通っていた通信制大学の卒業時期が明確になってきた頃、ギャラリーを辞めました。ですが、次に進みたい道が明確だったわけではありませんでした。

目の前のことしか考えていなかった

この頃、30歳手前。20代後半は通信制の美術大学に通い、仕事では新規事業の立ち上げもしていましたから、大変に充実をしていました。

そこに突然、ギャラリーから契約終了の相談があったのです。業績が低迷しているため、私が大学を卒業する頃に契約終了させてもらいたいという相談でした。

以前、せっかく正社員に誘っていただいたのを、学業を優先させるために断っていました。大学を卒業してから正社員になろうと、呑気に構えていた私にとっては、契約終了は寝耳に水。通達を受けたカフェで、人目も気にせずに大泣きしてしまったほど、びっくりして傷ついた出来事でした。

悩みましたが、卒業の半年前に退職することにしました。人件費を節約してもらい、少しでもお世話になったことに報いたい気持ちでした。

退職してしばらくした頃、リーマンショックが起こり、経済が低迷しはじめました。

ギャラリーの仕事で感じていた違和感

ギャラリーヤマネでは安定して居心地がよく、好きなアートに存分に触れられる環境で、当時はなにも不満はありませんでした。
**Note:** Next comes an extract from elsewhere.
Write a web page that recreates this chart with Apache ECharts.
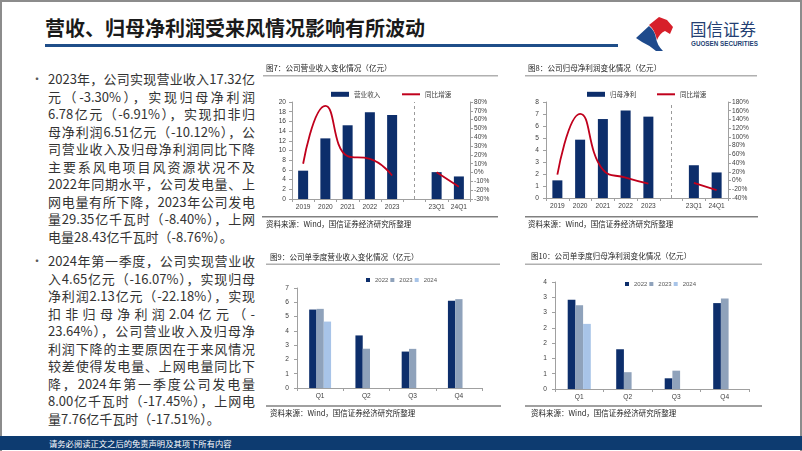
<!DOCTYPE html>
<html><head><meta charset="utf-8">
<script src="https://cdn.jsdelivr.net/npm/echarts@6/dist/echarts.min.js"></script>
<style>
html,body{margin:0;padding:0;}
body{width:802px;height:451px;position:relative;overflow:hidden;background:#fff;font-family:"Noto Sans CJK SC","Noto Sans",sans-serif;}
#frame{position:absolute;left:0;top:0;width:798px;height:449px;border:2px solid #8c8c8c;border-bottom:none;}
#title{position:absolute;left:45px;top:14px;font-size:20px;font-weight:bold;color:#1a1a1a;line-height:28px;white-space:nowrap;}
#uline{position:absolute;left:45px;top:44px;width:573px;height:3px;background:#1f4e89;}
#logoText{position:absolute;left:690px;top:19px;font-size:16.5px;color:#243f73;line-height:20px;white-space:nowrap;}
#logoEn{position:absolute;left:691px;top:40px;font-family:"Liberation Sans",Arial,sans-serif;font-weight:bold;font-size:6.3px;color:#243f73;white-space:nowrap;line-height:8px;}
.para{position:absolute;left:48px;width:207px;font-size:13px;color:#333;}
.ln{height:17.5px;line-height:17.5px;text-align:justify;text-align-last:justify;}
.ln.last{text-align:left;text-align-last:left;}
.bul{position:absolute;left:31px;font-size:12px;color:#595959;line-height:17.5px;}
#footer{position:absolute;left:0;top:436px;width:802px;height:14px;background:#0d3b70;}
#footer span{position:absolute;left:49px;top:0;font-size:8.3px;line-height:14px;color:#fff;white-space:nowrap;}
#chart{position:absolute;left:0;top:0;width:802px;height:451px;}
</style></head>
<body>
<div id="frame"></div>
<div id="title">营收、归母净利润受来风情况影响有所波动</div>
<div id="uline"></div>
<svg style="position:absolute;left:0;top:0" width="802" height="60">
  <path d="M636,38 L649,26 Q655,31 656,38 Q657,45 663,51 L656,51 Q649,45 642,42 Z" fill="#1e4a8c"/>
  <path d="M649,25 L659,17 L667,20 L673,27 L670,34 L665,31 Q660,33 657,40 Q655,30 649,25 Z" fill="#d71f2a"/>
</svg>
<div id="logoText">国信证券</div>
<div id="logoEn">GUOSEN SECURITIES</div>

<div class="bul" style="top:70.25px">•</div>
<div class="para" style="top:70.25px">
<div class="ln">2023年，公司实现营业收入17.32亿</div>
<div class="ln">元（-3.30%），实现归母净利润</div>
<div class="ln">6.78亿元（-6.91%），实现扣非归</div>
<div class="ln">母净利润6.51亿元（-10.12%），公</div>
<div class="ln">司营业收入及归母净利润同比下降</div>
<div class="ln">主要系风电项目风资源状况不及</div>
<div class="ln">2022年同期水平，公司发电量、上</div>
<div class="ln">网电量有所下降，2023年公司发电</div>
<div class="ln">量29.35亿千瓦时（-8.40%），上网</div>
<div class="ln last">电量28.43亿千瓦时（-8.76%）。</div>
</div>
<div class="bul" style="top:252px">•</div>
<div class="para" style="top:252px">
<div class="ln">2024年第一季度，公司实现营业收</div>
<div class="ln">入4.65亿元（-16.07%），实现归母</div>
<div class="ln">净利润2.13亿元（-22.18%），实现</div>
<div class="ln">扣非归母净利润2.04亿元（-</div>
<div class="ln">23.64%），公司营业收入及归母净</div>
<div class="ln">利润下降的主要原因在于来风情况</div>
<div class="ln">较差使得发电量、上网电量同比下</div>
<div class="ln">降，2024年第一季度公司发电量</div>
<div class="ln">8.00亿千瓦时（-17.45%），上网电</div>
<div class="ln last">量7.76亿千瓦时（-17.51%）。</div>
</div>
<div id="footer"><span>请务必阅读正文之后的免责声明及其项下所有内容</span></div>
<div id="chart"></div>
<script>
// ---- data ----
const yearCats = ['2019', '2020', '2021', '2022', '2023', '', '23Q1', '24Q1'];
const revenue = [5.84, 12.5, 15.2, 17.9, 17.32, null, 5.54, 4.65];
const revenueYoy = [10, 75.5, 18.7, 15.5, -3.3, null, 0.3, -16.07];
const netProfit = [1.47, 4.86, 6.58, 7.3, 6.78, null, 2.73, 2.13];
const netProfitYoy = [13.5, 153, 25, 6.6, -6.91, null, -5.5, -22.18];
const quarters = ['Q1', 'Q2', 'Q3', 'Q4'];
const rev2022 = [5.49, 3.68, 2.55, 6.1];
const rev2023 = [5.54, 2.75, 2.74, 6.22];
const rev2024 = [4.65, null, null, null];
const np2022 = [2.92, 1.3, 0.35, 2.81];
const np2023 = [2.74, 0.55, 0.6, 2.96];
const np2024 = [2.13, null, null, null];
const revTicks = {min: 0, max: 20, interval: 2};
const revYoyTicks = {min: -30, max: 80, interval: 10};
const npTicks = {min: 0, max: 8, interval: 1};
const npYoyTicks = {min: -40, max: 180, interval: 20};
const qRevTicks = {min: 0, max: 7, interval: 1};
const qNpTicks = {min: 0, max: 3.5, interval: 0.5};

const NAVY = '#0d2e6b', RED = '#c0001c', GRAY23 = '#8fa2bb', LIGHT24 = '#a8c4e8';
const AX = '#a0a0a0', LBL = '#404040';
const FONT = '"Liberation Sans", Arial, sans-serif';
const CJK = '"Noto Sans CJK SC", sans-serif';

function yAx(grid, t, pos, fmt, margin) {
  return {
    type: 'value', gridIndex: grid, position: pos, min: t.min, max: t.max, interval: t.interval,
    axisLine: {show: true, lineStyle: {color: AX, width: 1}},
    axisTick: {show: true, length: 3, lineStyle: {color: AX}},
    splitLine: {show: false},
    axisLabel: {fontSize: 6.6, color: LBL, fontFamily: FONT, margin: margin, formatter: fmt,
      showMaxLabel: true, showMinLabel: true, hideOverlap: false}
  };
}
function xAx(grid, cats) {
  return {
    type: 'category', gridIndex: grid, data: cats,
    axisLine: {show: true, lineStyle: {color: AX, width: 1}},
    axisTick: {show: true, length: 3, lineStyle: {color: AX}},
    axisLabel: {fontSize: 6.6, color: LBL, fontFamily: FONT, margin: 5, interval: 0}
  };
}
const pct = v => v + '%';
function txt(x, y, s, size) {
  return {type: 'text', left: x, top: y, silent: true,
    style: {text: s, fontSize: size, fill: '#262626', fontFamily: CJK}};
}
function hline(x1, x2, y, color) {
  return {type: 'line', silent: true, shape: {x1: x1, y1: y, x2: x2, y2: y},
    style: {stroke: color, lineWidth: 1.5}};
}
const legText = {fontSize: 6.6, color: LBL, fontFamily: CJK};
const qLegText = {fontSize: 6, color: '#595959', fontFamily: FONT};

const chart = echarts.init(document.getElementById('chart'), null, {renderer: 'canvas'});
chart.setOption({
  animation: false,
  backgroundColor: 'transparent',
  grid: [
    {left: 292, top: 102, width: 178, height: 97},
    {left: 546, top: 102, width: 182, height: 96},
    {left: 297, top: 288, width: 185, height: 100},
    {left: 555, top: 282, width: 194, height: 107}
  ],
  xAxis: [xAx(0, yearCats), xAx(1, yearCats), xAx(2, quarters), xAx(3, quarters)],
  yAxis: [
    yAx(0, revTicks, 'left', null, 6),
    yAx(0, revYoyTicks, 'right', pct, 4),
    yAx(1, npTicks, 'left', null, 7),
    yAx(1, npYoyTicks, 'right', pct, 4),
    yAx(2, qRevTicks, 'left', null, 8),
    yAx(3, qNpTicks, 'left', v => String(Math.round(v)), 8)
  ],
  legend: [
    {left: 326, top: 86, itemWidth: 18, itemHeight: 5, textStyle: legText,
     data: [{name: '营业收入', icon: 'rect'}]},
    {left: 397, top: 86, itemWidth: 18, itemHeight: 2, textStyle: legText,
     data: [{name: '同比增速', icon: 'rect'}]},
    {left: 582, top: 86, itemWidth: 18, itemHeight: 5, textStyle: legText,
     data: [{name: '归母净利', icon: 'rect'}]},
    {left: 652, top: 86, itemWidth: 18, itemHeight: 2, textStyle: legText,
     data: [{name: '同比增速 ', icon: 'rect'}]},
    {left: 361, top: 272, itemWidth: 4, itemHeight: 4, itemGap: 2, textStyle: qLegText,
     data: [{name: '2022', icon: 'rect'}, {name: '2023', icon: 'rect'}, {name: '2024', icon: 'rect'}]},
    {left: 620, top: 276, itemWidth: 4, itemHeight: 4, itemGap: 2, textStyle: qLegText,
     data: [{name: '2022', icon: 'rect'}, {name: '2023', icon: 'rect'}, {name: '2024', icon: 'rect'}]}
  ],
  series: [
    {name: '营业收入', type: 'bar', xAxisIndex: 0, yAxisIndex: 0, data: revenue, barWidth: 10,
     itemStyle: {color: NAVY},
     markLine: {silent: true, symbol: ['none', 'none'], label: {show: false},
       lineStyle: {type: [3, 3], color: '#9a9a9a', width: 1}, data: [{xAxis: 5}]}},
    {name: '同比增速', type: 'line', xAxisIndex: 0, yAxisIndex: 1, data: revenueYoy, smooth: true,
     symbol: 'none', connectNulls: false, lineStyle: {color: RED, width: 1.8}, itemStyle: {color: RED}},
    {name: '归母净利', type: 'bar', xAxisIndex: 1, yAxisIndex: 2, data: netProfit, barWidth: 10,
     itemStyle: {color: NAVY},
     markLine: {silent: true, symbol: ['none', 'none'], label: {show: false},
       lineStyle: {type: [3, 3], color: '#9a9a9a', width: 1}, data: [{xAxis: 5}]}},
    {name: '同比增速 ', type: 'line', xAxisIndex: 1, yAxisIndex: 3, data: netProfitYoy, smooth: true,
     symbol: 'none', connectNulls: false, lineStyle: {color: RED, width: 1.8}, itemStyle: {color: RED}},
    {name: '2022', type: 'bar', xAxisIndex: 2, yAxisIndex: 4, data: rev2022, barWidth: 7.3, barGap: '0%', itemStyle: {color: NAVY}},
    {name: '2023', type: 'bar', xAxisIndex: 2, yAxisIndex: 4, data: rev2023, barWidth: 7.3, barGap: '0%', itemStyle: {color: GRAY23}},
    {name: '2024', type: 'bar', xAxisIndex: 2, yAxisIndex: 4, data: rev2024, barWidth: 7.3, barGap: '0%', itemStyle: {color: LIGHT24}},
    {name: '2022', type: 'bar', xAxisIndex: 3, yAxisIndex: 5, data: np2022, barWidth: 7.7, barGap: '0%', itemStyle: {color: NAVY}},
    {name: '2023', type: 'bar', xAxisIndex: 3, yAxisIndex: 5, data: np2023, barWidth: 7.7, barGap: '0%', itemStyle: {color: GRAY23}},
    {name: '2024', type: 'bar', xAxisIndex: 3, yAxisIndex: 5, data: np2024, barWidth: 7.7, barGap: '0%', itemStyle: {color: LIGHT24}}
  ],
  graphic: [
    txt(266, 64, '图7：公司营业收入变化情况（亿元）', 7.6),
    hline(263, 498, 75.7, '#b0b0b0'),
    hline(262, 498, 216.7, '#808080'),
    txt(266, 220.5, '资料来源：Wind，国信证券经济研究所整理', 7.5),
    txt(528, 64, '图8：公司归母净利润变化情况（亿元）', 7.6),
    hline(525, 757, 75.7, '#b0b0b0'),
    hline(525, 758, 216.7, '#808080'),
    txt(528, 220.5, '资料来源：Wind，国信证券经济研究所整理', 7.5),
    txt(270, 253, '图9：公司单季度营业收入变化情况（亿元）', 7.6),
    hline(266, 500, 264.3, '#b0b0b0'),
    hline(266, 501, 406, '#808080'),
    txt(270, 409.5, '资料来源：Wind，国信证券经济研究所整理', 7.5),
    txt(531, 252, '图10：公司单季度归母净利润变化情况（亿元）', 7.6),
    hline(525, 762, 264.3, '#b0b0b0'),
    hline(525, 762, 406, '#808080'),
    txt(531, 409.5, '资料来源：Wind，国信证券经济研究所整理', 7.5)
  ]
});
</script>
</body></html>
ですが、いったん離れてみると、自分がいくつかの違和感を持っていることに気がつかされました。

取り扱い作品が高額すぎて、まだ20代だった私にとって、業界全体の商いが何か身近に感じられていませんでした。自分とは経済観念が異なるお金持ちばかりと関わる商売という印象です。自ら高額の作品を責任を持ってお客様に提案し、販売ができるとは思えていませんでした。

また、主軸がセカンダリーだったため、同世代のアーティストと出会う機会は、仕事を通じてはほとんどなかったことにも、違和感がありました。たぶん、私はもっと知りたかったのです。同世代のアーティストが何を考え、どんな生活をしていて、どんな想いで作品を作り続けているのか。

自分自身でその思いに気づけていたら、当時からいくらでもチャンスはあったのでしょうが、安穏と居心地のよい環境で好きな仕事と好きな勉強をしていた私には、そうした自らの好奇心に気づき行動に移すアグレッシブさも持ち合わせていなかったのです。

この先もアートの仕事をしたいと考えていました。ですが、どんな仕事を、どこで、どんなふうに、誰と一緒にしたいのか。職を失ってからもなお、ふわふわとしか考えられていませんでした。

職探しの日々

大学では学芸員課程を履修していました。大学の先生方や、実習先の職員さんが勧めてくれるので、学芸員を目指してみることにしました。いくつか学芸員試験を受けてみましたが、試験会場に集まる受験者は優秀そうな人ばかり。いわゆる「お勉強」が苦手な自分が受かる気が全くしません。そもそも、自分の中に学芸員になろうという気持ちや憧れが少なかったのです。

食っていくために、アート業界でなくてもよいから、とにかく何か仕事に就こうと面接に行くものの、「学芸員試験が受かったら辞めます」と、面接でもアートの仕事を諦めない私に、採用側もなんだか消化不良な顔をします。採用いただいた仕事でも、なんだかんだと理由をつけて断ってしまっていました。腹が据わっていない人間は迷惑でしかありませんね。

そうこうしているうちに、一人暮らしがままならなくなり、実家に戻ります。知人を通じて話があったフリーペーパーの制作の仕事を手がけはじめ、少し生活が安定してきました。その頃、ある現代アート施設の仕事の募集を目にしました。